THE Queen has been graciously pleased to signify Her intention to confer the Decoration of the
Victoria Cross on the undermentioned Officers and Non-Commissioned Officers of Her Majesty's
Army, who have been recommended to Her Majesty for that Decoration, in accordance with the rules laid down in Her Majesty's Warrant of 29 January 1856, on account of Acts of Bravery performed by them in the Crimea during the late War, as recorded against their several names; viz.:

[...]

Late of 6th Dragoons, Surgeon James Mouat, C.B., (now Deputy-Inspector-General of Hospitals)

Date of Act of Bravery, 26 October 1854

For having voluntarily proceeded to the assistance of Lieutenant-Colonel Morris, C.B., 17th Lancers, who was lying dangerously wounded in an exposed situation after the retreat of the Light Cavalry at the battle of Balaklava, and having dressed that officer's wounds in presence of, and under a heavy fire from the enemy. Thus, by stopping a serious hemorrhage[sic], he assisted in saving that officer's life.

==Later career==
Mouat returned home in 1856 before going to New Zealand in 1860 as the Army Principal Medical Officer, serving in the Maori Wars between 1860-61 and 1863-65. Mouat was soon critical of the campaign, commenting in 1861 that the war was "unholy and unjust, instigated by the settlers to rob the natives of their land". In spite of this, the New Zealand government voted Mouat "special thanks for his valuable services to the Colony".

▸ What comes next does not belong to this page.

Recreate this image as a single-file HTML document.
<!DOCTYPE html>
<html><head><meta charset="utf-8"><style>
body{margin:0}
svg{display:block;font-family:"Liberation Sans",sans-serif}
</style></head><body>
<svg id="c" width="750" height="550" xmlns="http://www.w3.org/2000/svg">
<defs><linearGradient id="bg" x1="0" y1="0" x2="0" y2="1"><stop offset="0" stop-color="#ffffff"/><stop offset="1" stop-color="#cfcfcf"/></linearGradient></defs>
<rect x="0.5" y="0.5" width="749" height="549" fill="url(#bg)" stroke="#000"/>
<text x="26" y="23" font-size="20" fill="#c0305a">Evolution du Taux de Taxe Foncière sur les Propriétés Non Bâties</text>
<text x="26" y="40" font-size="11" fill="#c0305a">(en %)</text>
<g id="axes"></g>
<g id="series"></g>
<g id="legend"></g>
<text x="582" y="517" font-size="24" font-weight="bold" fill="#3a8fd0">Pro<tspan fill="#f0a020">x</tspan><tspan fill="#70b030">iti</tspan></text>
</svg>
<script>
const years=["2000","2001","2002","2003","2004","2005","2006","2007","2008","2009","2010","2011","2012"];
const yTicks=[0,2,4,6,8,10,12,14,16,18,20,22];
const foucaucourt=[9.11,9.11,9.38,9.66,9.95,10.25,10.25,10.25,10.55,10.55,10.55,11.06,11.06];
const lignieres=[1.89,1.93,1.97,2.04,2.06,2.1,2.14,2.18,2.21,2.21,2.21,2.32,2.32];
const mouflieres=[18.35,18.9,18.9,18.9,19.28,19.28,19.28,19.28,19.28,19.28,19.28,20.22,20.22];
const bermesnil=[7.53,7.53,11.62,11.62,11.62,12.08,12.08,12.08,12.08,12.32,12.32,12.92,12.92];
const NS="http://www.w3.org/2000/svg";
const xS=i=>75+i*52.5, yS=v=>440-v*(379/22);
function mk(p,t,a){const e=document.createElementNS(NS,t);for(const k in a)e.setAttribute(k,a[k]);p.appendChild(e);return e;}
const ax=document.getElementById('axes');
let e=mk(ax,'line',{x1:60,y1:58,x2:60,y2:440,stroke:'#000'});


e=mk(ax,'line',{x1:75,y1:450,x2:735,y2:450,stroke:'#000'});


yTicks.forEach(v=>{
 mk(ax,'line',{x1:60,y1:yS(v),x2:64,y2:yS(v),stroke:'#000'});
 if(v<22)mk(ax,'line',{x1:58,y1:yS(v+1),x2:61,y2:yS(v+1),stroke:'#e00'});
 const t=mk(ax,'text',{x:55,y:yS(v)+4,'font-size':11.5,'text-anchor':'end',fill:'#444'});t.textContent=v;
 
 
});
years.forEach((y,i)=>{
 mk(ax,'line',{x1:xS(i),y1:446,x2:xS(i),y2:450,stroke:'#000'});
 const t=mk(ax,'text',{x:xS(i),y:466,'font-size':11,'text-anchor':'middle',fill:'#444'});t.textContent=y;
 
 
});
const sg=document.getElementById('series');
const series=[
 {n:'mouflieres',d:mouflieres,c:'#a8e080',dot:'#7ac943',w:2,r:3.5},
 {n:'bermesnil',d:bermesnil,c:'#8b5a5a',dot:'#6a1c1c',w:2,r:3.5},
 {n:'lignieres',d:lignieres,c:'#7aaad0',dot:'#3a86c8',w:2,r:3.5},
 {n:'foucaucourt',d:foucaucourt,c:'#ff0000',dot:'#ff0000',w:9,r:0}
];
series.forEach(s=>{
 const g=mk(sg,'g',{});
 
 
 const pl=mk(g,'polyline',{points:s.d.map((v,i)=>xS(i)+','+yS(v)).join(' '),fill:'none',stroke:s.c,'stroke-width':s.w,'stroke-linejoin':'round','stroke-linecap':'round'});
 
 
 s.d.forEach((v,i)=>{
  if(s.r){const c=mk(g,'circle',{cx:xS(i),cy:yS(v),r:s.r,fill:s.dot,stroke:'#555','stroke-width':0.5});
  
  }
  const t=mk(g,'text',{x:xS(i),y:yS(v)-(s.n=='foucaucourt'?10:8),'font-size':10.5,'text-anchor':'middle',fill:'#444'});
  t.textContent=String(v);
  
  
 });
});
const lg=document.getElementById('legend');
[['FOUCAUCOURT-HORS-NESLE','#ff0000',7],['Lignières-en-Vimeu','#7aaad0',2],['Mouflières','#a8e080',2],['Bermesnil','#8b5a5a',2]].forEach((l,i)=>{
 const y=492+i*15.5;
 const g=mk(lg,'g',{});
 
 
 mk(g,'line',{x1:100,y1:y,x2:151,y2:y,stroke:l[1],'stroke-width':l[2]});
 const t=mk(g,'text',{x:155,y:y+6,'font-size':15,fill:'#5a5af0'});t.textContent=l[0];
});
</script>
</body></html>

After service in Britain as a surgeon general, he retired from the Army in 1876. In 1888 he was appointed an Honorary Surgeon to Queen Victoria.

==The medal==
His Victoria Cross is displayed at the Army Medical Services Museum in Mytchett, Surrey.

==Family==
In 1859 Mouat married Adela-Rose-Ellen, daughter of Rev Nicholas Tindal, rector of Sandhurst, Gloucestershire, and granddaughter of Sir Nicolas Conyngham Tindal, Chief Justice of the Common Pleas from 1829 to 1845.